### Required task
Nothing outside the lines from the one containing "Convert this diagram to TikZ code." through the one containing "(LOb) at (118,182)" should be copied, and no pictures either. Copy those lines exactly.

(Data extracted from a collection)

-- begin --

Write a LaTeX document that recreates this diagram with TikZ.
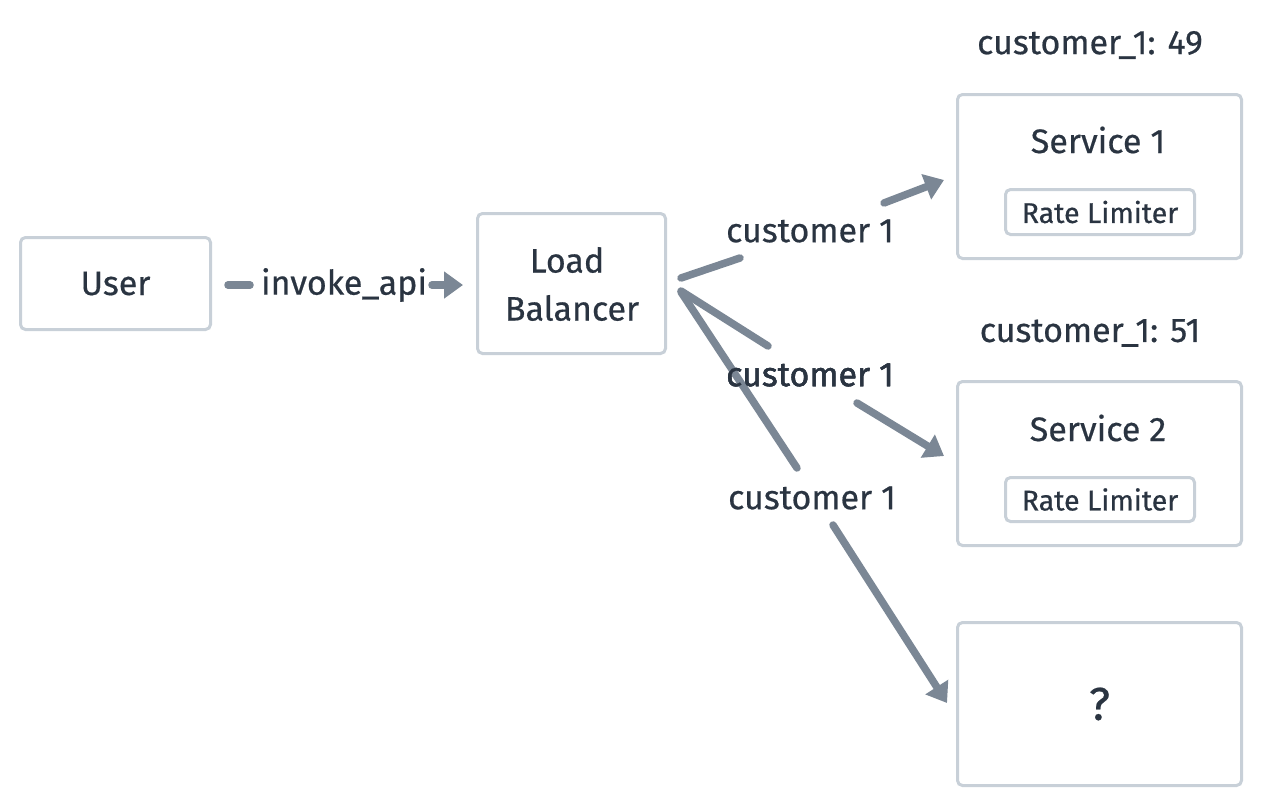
\documentclass[tikz,border=0pt]{standalone}
\usepackage{fontspec}
\setmainfont{Fira Sans}
\newfontfamily\medf[FakeBold=0.5]{Fira Sans}
\usetikzlibrary{arrows.meta}
\definecolor{bordc}{HTML}{C8D0D8}
\definecolor{arrc}{HTML}{7B8795}
\definecolor{txtc}{HTML}{2A3441}
\tikzset{
  box/.style={draw=bordc, line width=3pt, rounded corners=5pt, fill=white, inner sep=0pt, text=txtc, font=\medf\fontsize{34}{40}\selectfont},
  rlbox/.style={box, font=\medf\fontsize{28.5}{33}\selectfont},
  lab/.style={text=txtc, inner sep=0pt, font=\medf\fontsize{34}{40}\selectfont},
  conn/.style={draw=arrc, line width=7.5pt, line cap=round, line join=round},
  tip/.style={conn, -{Triangle[length=19pt,width=26pt]}},
}
\begin{document}
\begin{tikzpicture}[x=1pt,y=-1pt]
\useasboundingbox (0,0) rectangle (1264,808);
\fill[white] (0,0) rectangle (1264,808);
% boxes
\node[box, minimum width=190pt, minimum height=92pt] (user) at (115.5,283.5) {User};
\node[box, minimum width=188pt, minimum height=140pt, align=center] (lb) at (571.5,283.5) {};
\node[lab] (lbt1) at (567,260) {Load};
\node[lab] (lbt2) at (572,308) {Balancer};
\node[box, minimum width=284pt, minimum height=164pt] (s1) at (1099.5,176.5) {};
\node[lab] (s1t) at (1098,140) {Service 1};
\node[rlbox, minimum width=189pt, minimum height=45pt] (rl1) at (1100,212) {Rate Limiter};
\node[box, minimum width=284pt, minimum height=164pt] (s2) at (1099.5,463.5) {};
\node[lab] (s2t) at (1098,428) {Service 2};
\node[rlbox, minimum width=189pt, minimum height=44pt] (rl2) at (1100,499.5) {Rate Limiter};
\node[box, minimum width=284pt, minimum height=163pt, font=\medf\fontsize{46}{52}\selectfont] (q) at (1099.5,704) {?};
\node[lab] (c49) at (1090,45) {customer\_1: 49};
\node[lab] (c51) at (1090,333) {customer\_1: 51};
% labels
\node[lab] (inv) at (344,285) {invoke\_api};
\node[lab] (l1) at (810,231) {customer 1};
\node[lab] (l2) at (810,375) {customer 1};
\node[lab] (l3) at (812,498) {customer 1};
% connector points
\coordinate (u0) at (228,285);
\coordinate (u1) at (250,285);
\coordinate (u2) at (432,285);
\coordinate (u3) at (463,285);
\coordinate (a0) at (681,278);
\coordinate (a1) at (740,258);
\coordinate (a2) at (884,203);
\coordinate (a3) at (944,180);
\coordinate (b0) at (681,291);
\coordinate (b1) at (768,346);
\coordinate (b2) at (857,403);
\coordinate (b3) at (944,456);
\coordinate (c0) at (681,292);
\coordinate (c1) at (797,468);
\coordinate (c2) at (833,525);
\coordinate (c3) at (947,703);
% connectors
\draw[conn] (u0) -- (u1);
\draw[tip] (u2) -- (u3);
\draw[conn] (a0) -- (a1);
\draw[tip] (a2) -- (a3);
\draw[conn] (b0) -- (b1);
\draw[tip] (b2) -- (b3);
\draw[conn] (c0) -- (c1);
\draw[tip] (c2) -- (c3);
% label drawn over its line
\node[lab] at (l2) {customer 1};
\end{tikzpicture}
\end{document}
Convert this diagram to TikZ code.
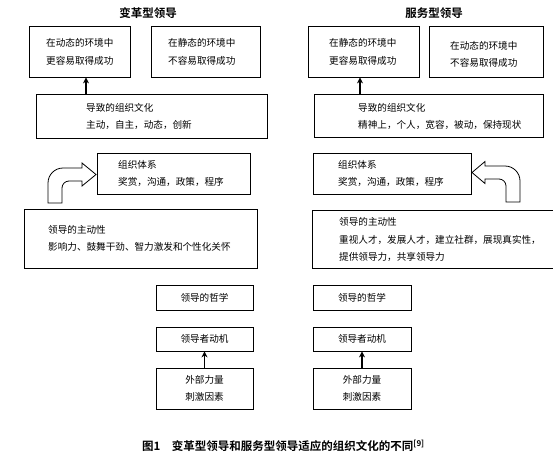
\documentclass[tikz,border=0pt]{standalone}
\usepackage{fontspec}
\newfontfamily\cjk{Noto Sans CJK SC}[BoldFont={* Bold}]
\usetikzlibrary{arrows.meta}
\begin{document}
\begin{tikzpicture}[x=1pt,y=-1pt,
  box/.style={draw,line width=0.8pt,inner sep=0pt},
  txt/.style={anchor=west,inner sep=0pt,font=\cjk\fontsize{9.6}{11}\selectfont},
  ctxt/.style={inner sep=0pt,font=\cjk\fontsize{9.6}{11}\selectfont},
  ttl/.style={inner sep=0pt,font=\cjk\bfseries\fontsize{11.5}{13}\selectfont},
  arr/.style={line width=1.2pt,-{Stealth[length=6pt,width=6pt]}},
  bentarrow/.style={line width=0.8pt,fill=white,line join=miter}]
\useasboundingbox (0,0) rectangle (553,458);

% titles
\node[ttl] (tl) at (148,13) {变革型领导};
\node[ttl] (tr) at (434,13) {服务型领导};

% ---------- left column ----------
\node[box,minimum width=101pt,minimum height=51pt] (L1) at (79.5,51.5) {};
\node[txt] (L1a) at (46,43) {在动态的环境中};
\node[txt] (L1b) at (46,61) {更容易取得成功};
\node[box,minimum width=109pt,minimum height=51pt] (L2) at (205.5,51.5) {};
\node[txt] (L2a) at (168,43) {在静态的环境中};
\node[txt] (L2b) at (168,61) {不容易取得成功};

\node[box,minimum width=231pt,minimum height=44pt] (LC) at (151.5,116) {};
\node[txt] (LCa) at (86,108) {导致的组织文化};
\node[txt] (LCb) at (86,125) {主动，自主，动态，创新};

\node[box,minimum width=153pt,minimum height=41pt] (LO) at (173.5,173.5) {};
\node[txt] (LOa) at (118,165) {组织体系};
\node[txt] (LOb) at (118,182) {奖赏，沟通，政策，程序};

\node[box,minimum width=233pt,minimum height=59pt] (LL) at (140.5,238.5) {};
\node[txt] (LLa) at (48,230) {领导的主动性};
\node[txt] (LLb) at (48,247) {影响力、鼓舞干劲、智力激发和个性化关怀};

\node[box,minimum width=97pt,minimum height=25pt] (LP) at (204.5,297.5) {};
\node[ctxt] (LPa) at (204.5,297.5) {领导的哲学};
\node[box,minimum width=97pt,minimum height=24pt] (LM) at (204.5,339) {};
\node[ctxt] (LMa) at (204.5,339) {领导者动机};
\node[box,minimum width=97pt,minimum height=41pt] (LE) at (204.5,388.5) {};
\node[ctxt] (LEa) at (204.5,380) {外部力量};
\node[ctxt] (LEb) at (204.5,397) {刺激因素};

\coordinate (la) at (86,0);
\draw[arr] (la |- LC.north) -- (la |- L1.south);
\draw[arr] (LE.north) -- (LM.south);

% left bent arrow
\draw[bentarrow] (48,203) [rounded corners=15pt] -- (48,168) [sharp corners] -- (82,168)
  -- (82,163) -- (96,174.5) -- (82,186) -- (82,181)
  [rounded corners=7pt] -- (62,181) [sharp corners] -- (62,203) -- cycle;

% ---------- right column ----------
\node[box,minimum width=111pt,minimum height=51pt] (R1) at (363.5,51.5) {};
\node[txt] (R1a) at (329,43) {在静态的环境中};
\node[txt] (R1b) at (329,61) {更容易取得成功};
\node[box,minimum width=114pt,minimum height=51pt] (R2) at (486,51.5) {};
\node[txt] (R2a) at (450,46) {在动态的环境中};
\node[txt] (R2b) at (450,63) {不容易取得成功};

\node[box,minimum width=229pt,minimum height=43pt] (RC) at (428.5,115.5) {};
\node[txt] (RCa) at (358,108) {导致的组织文化};
\node[txt] (RCb) at (358,125) {精神上，个人，宽容，被动，保持现状};

\node[box,minimum width=158pt,minimum height=41pt] (RO) at (392,173.5) {};
\node[txt] (ROa) at (338,165) {组织体系};
\node[txt] (ROb) at (338,182) {奖赏，沟通，政策，程序};

\node[inner sep=0pt,minimum width=240pt,minimum height=57pt] (RL) at (433,239.5) {};
\draw[line width=0.8pt] (RL.north east) -- (RL.north west) -- (RL.south west) -- (RL.south east);
\node[txt] (RLa) at (339,222) {领导的主动性};
\node[txt] (RLb) at (339,239.5) {重视人才，发展人才，建立社群，展现真实性，};
\node[txt] (RLc) at (339,257) {提供领导力，共享领导力};

\node[box,minimum width=98pt,minimum height=25pt] (RP) at (362,297.5) {};
\node[ctxt] (RPa) at (362,297.5) {领导的哲学};
\node[box,minimum width=98pt,minimum height=24pt] (RM) at (362,339) {};
\node[ctxt] (RMa) at (362,339) {领导者动机};
\node[box,minimum width=98pt,minimum height=41pt] (RE) at (362,388.5) {};
\node[ctxt] (REa) at (362,380) {外部力量};
\node[ctxt] (REb) at (362,397) {刺激因素};

\coordinate (ra) at (360,0);
\draw[arr] (ra |- RC.north) -- (ra |- R1.south);
\draw[arr] (RE.north) -- (RM.south);

% right bent arrow
\draw[bentarrow] (520,202) [rounded corners=15pt] -- (520,166) [sharp corners] -- (485,166)
  -- (485,161.5) -- (472,172.5) -- (485,183.5) -- (485,179)
  [rounded corners=7pt] -- (506,179) [sharp corners] -- (506,202) -- cycle;

% caption
\node[anchor=west,inner sep=0pt,font=\cjk\bfseries\fontsize{11.5}{13}\selectfont] (cap) at (142,446)
  {图1\hspace{1em}变革型领导和服务型领导适应的组织文化的不同\textsuperscript{\fontsize{8}{9}\selectfont[9]}};
\end{tikzpicture}
\end{document}
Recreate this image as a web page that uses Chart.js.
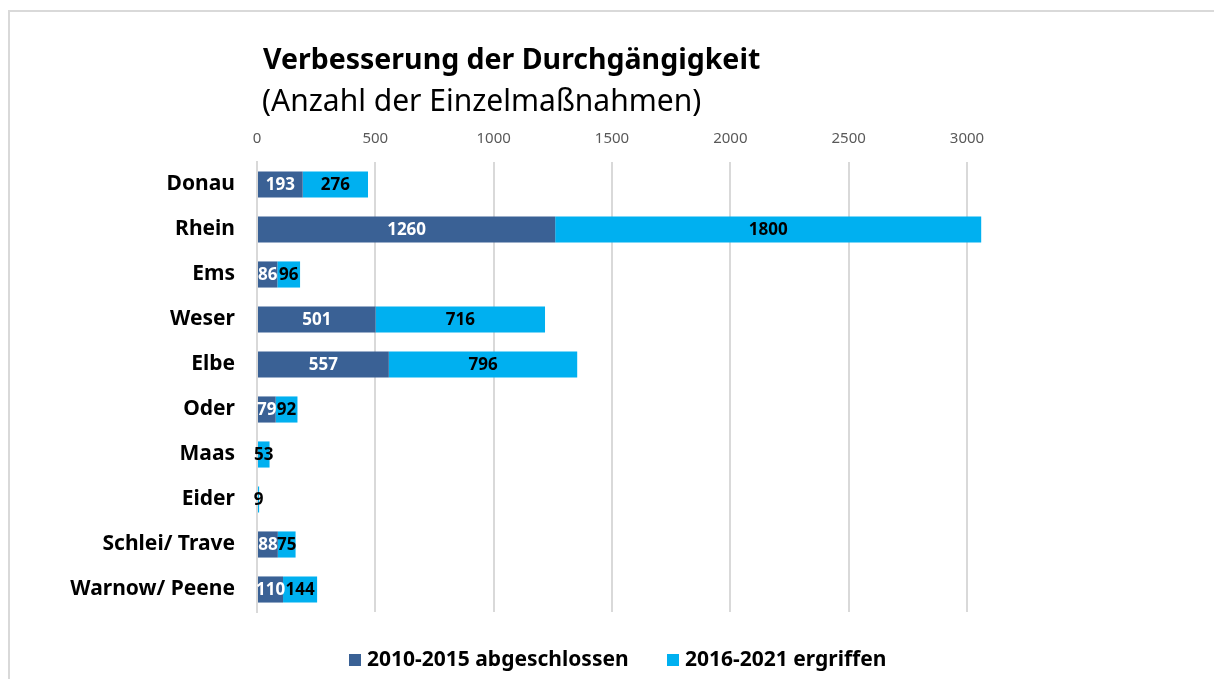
<!DOCTYPE html>
<html>
<head>
<meta charset="utf-8">
<script src="https://cdn.jsdelivr.net/npm/chart.js@4"></script>
<style>
  html, body { margin: 0; padding: 0; background: #fff; overflow: hidden; }
  #wrap { position: relative; width: 1214px; height: 679px; }
  #frame { position: absolute; left: 8px; top: 10px; width: 1300px; height: 800px;
           border-left: 2px solid #d9d9d9; border-top: 2px solid #d9d9d9; }
  canvas { position: absolute; left: 0; top: 0; }
</style>
</head>
<body>
<div id="wrap">
  <div id="frame"></div>
  <canvas id="chart" width="1214" height="679"></canvas>
</div>
<script>
// Flussgebiete und Anzahl der Einzelmaßnahmen
const rivers = ['Donau', 'Rhein', 'Ems', 'Weser', 'Elbe', 'Oder', 'Maas', 'Eider', 'Schlei/ Trave', 'Warnow/ Peene'];
const done2010 = [193, 1260, 86, 501, 557, 79, 0, 0, 88, 110];
const started2016 = [276, 1800, 96, 716, 796, 92, 53, 9, 75, 144];
const seriesNames = ['2010-2015 abgeschlossen', '2016-2021 ergriffen'];
const xTicks = [0, 500, 1000, 1500, 2000, 2500, 3000];

const DARK = '#3a6195';
const LIGHT = '#00b0f0';
const FONT = '"Noto Sans", "Open Sans", sans-serif';

// Titel + Untertitel
const titlePlugin = {
  id: 'titleText',
  afterDraw(chart) {
    const ctx = chart.ctx;
    ctx.save();
    ctx.fillStyle = '#000';
    ctx.textBaseline = 'middle';
    ctx.textAlign = 'left';
    ctx.font = 'bold 28.5px ' + FONT;
    ctx.fillText('Verbesserung der Durchgängigkeit', 263, 61);
    ctx.font = '30px ' + FONT;
    ctx.fillText('(Anzahl der Einzelmaßnahmen)', 262, 102);
    ctx.restore();
  },
};

// Werte in die Balken schreiben
const labelPlugin = {
  id: 'barLabels',
  afterDatasetsDraw(chart) {
    const ctx = chart.ctx;
    ctx.save();
    ctx.font = 'bold 17px ' + FONT;
    ctx.textAlign = 'center';
    ctx.textBaseline = 'middle';
    chart.data.datasets.forEach((ds, i) => {
      const meta = chart.getDatasetMeta(i);
      meta.data.forEach((bar, j) => {
        const v = ds.data[j];
        if (!v) return;
        ctx.fillStyle = i === 0 ? '#fff' : '#000';
        ctx.fillText(String(v), (bar.x + bar.base) / 2, bar.y + 1);
      });
    });
    ctx.restore();
  },
};

// Legende unten
const legendPlugin = {
  id: 'bottomLegend',
  afterDraw(chart) {
    const ctx = chart.ctx;
    const y = 660;
    ctx.save();
    ctx.font = 'bold 21px ' + FONT;
    ctx.textBaseline = 'middle';
    ctx.textAlign = 'left';
    const items = [
      { x: 349, color: DARK, text: seriesNames[0] },
      { x: 667, color: LIGHT, text: seriesNames[1] },
    ];
    items.forEach(it => {
      ctx.fillStyle = it.color;
      ctx.fillRect(it.x, y - 6, 12, 12);
      ctx.fillStyle = '#000';
      ctx.fillText(it.text, it.x + 18, y);
    });
    ctx.restore();
  },
};

new Chart(document.getElementById('chart'), {
  type: 'bar',
  data: {
    labels: rivers,
    datasets: [
      { label: seriesNames[0], data: done2010, backgroundColor: DARK, clip: false },
      { label: seriesNames[1], data: started2016, backgroundColor: LIGHT, clip: false },
    ],
  },
  options: {
    indexAxis: 'y',
    responsive: false,
    animation: false,
    barPercentage: 0.58,
    categoryPercentage: 1,
    layout: { padding: { left: 0, right: 247, top: 120, bottom: 67 } },
    plugins: {
      legend: { display: false },
      title: { display: false },
      tooltip: { enabled: false },
    },
    scales: {
      x: {
        position: 'top',
        stacked: true,
        min: 0, max: 3000,
        border: { display: false },
        grid: { color: '#d9d9d9', lineWidth: 2, drawTicks: false },
        afterBuildTicks(scale) { scale.ticks = xTicks.map(v => ({ value: v })); },
        afterFit(scale) { scale.height = 42; },
        ticks: { color: '#595959', font: { family: FONT, size: 15 }, padding: 14, callback: v => String(v) },
      },
      y: {
        stacked: true,
        border: { display: true, color: '#d9d9d9', width: 2 },
        grid: { display: false, drawTicks: false },
        afterFit(scale) { scale.width = 257; },
        ticks: { color: '#000', font: { family: FONT, size: 21, weight: 'bold' }, padding: 22 },
      },
    },
  },
  plugins: [titlePlugin, labelPlugin, legendPlugin],
});
</script>
</body>
</html>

-- end --

### Output for this exercise
Convert this diagram to TikZ code.
\documentclass[tikz,border=0pt]{standalone}
\usepackage{fontspec}
\newfontfamily\cjk{Noto Sans CJK SC}[BoldFont={* Bold}]
\usetikzlibrary{arrows.meta}
\begin{document}
\begin{tikzpicture}[x=1pt,y=-1pt,
  box/.style={draw,line width=0.8pt,inner sep=0pt},
  txt/.style={anchor=west,inner sep=0pt,font=\cjk\fontsize{9.6}{11}\selectfont},
  ctxt/.style={inner sep=0pt,font=\cjk\fontsize{9.6}{11}\selectfont},
  ttl/.style={inner sep=0pt,font=\cjk\bfseries\fontsize{11.5}{13}\selectfont},
  arr/.style={line width=1.2pt,-{Stealth[length=6pt,width=6pt]}},
  bentarrow/.style={line width=0.8pt,fill=white,line join=miter}]
\useasboundingbox (0,0) rectangle (553,458);

% titles
\node[ttl] (tl) at (148,13) {变革型领导};
\node[ttl] (tr) at (434,13) {服务型领导};

% ---------- left column ----------
\node[box,minimum width=101pt,minimum height=51pt] (L1) at (79.5,51.5) {};
\node[txt] (L1a) at (46,43) {在动态的环境中};
\node[txt] (L1b) at (46,61) {更容易取得成功};
\node[box,minimum width=109pt,minimum height=51pt] (L2) at (205.5,51.5) {};
\node[txt] (L2a) at (168,43) {在静态的环境中};
\node[txt] (L2b) at (168,61) {不容易取得成功};

\node[box,minimum width=231pt,minimum height=44pt] (LC) at (151.5,116) {};
\node[txt] (LCa) at (86,108) {导致的组织文化};
\node[txt] (LCb) at (86,125) {主动，自主，动态，创新};

\node[box,minimum width=153pt,minimum height=41pt] (LO) at (173.5,173.5) {};
\node[txt] (LOa) at (118,165) {组织体系};
\node[txt] (LOb) at (118,182) {奖赏，沟通，政策，程序};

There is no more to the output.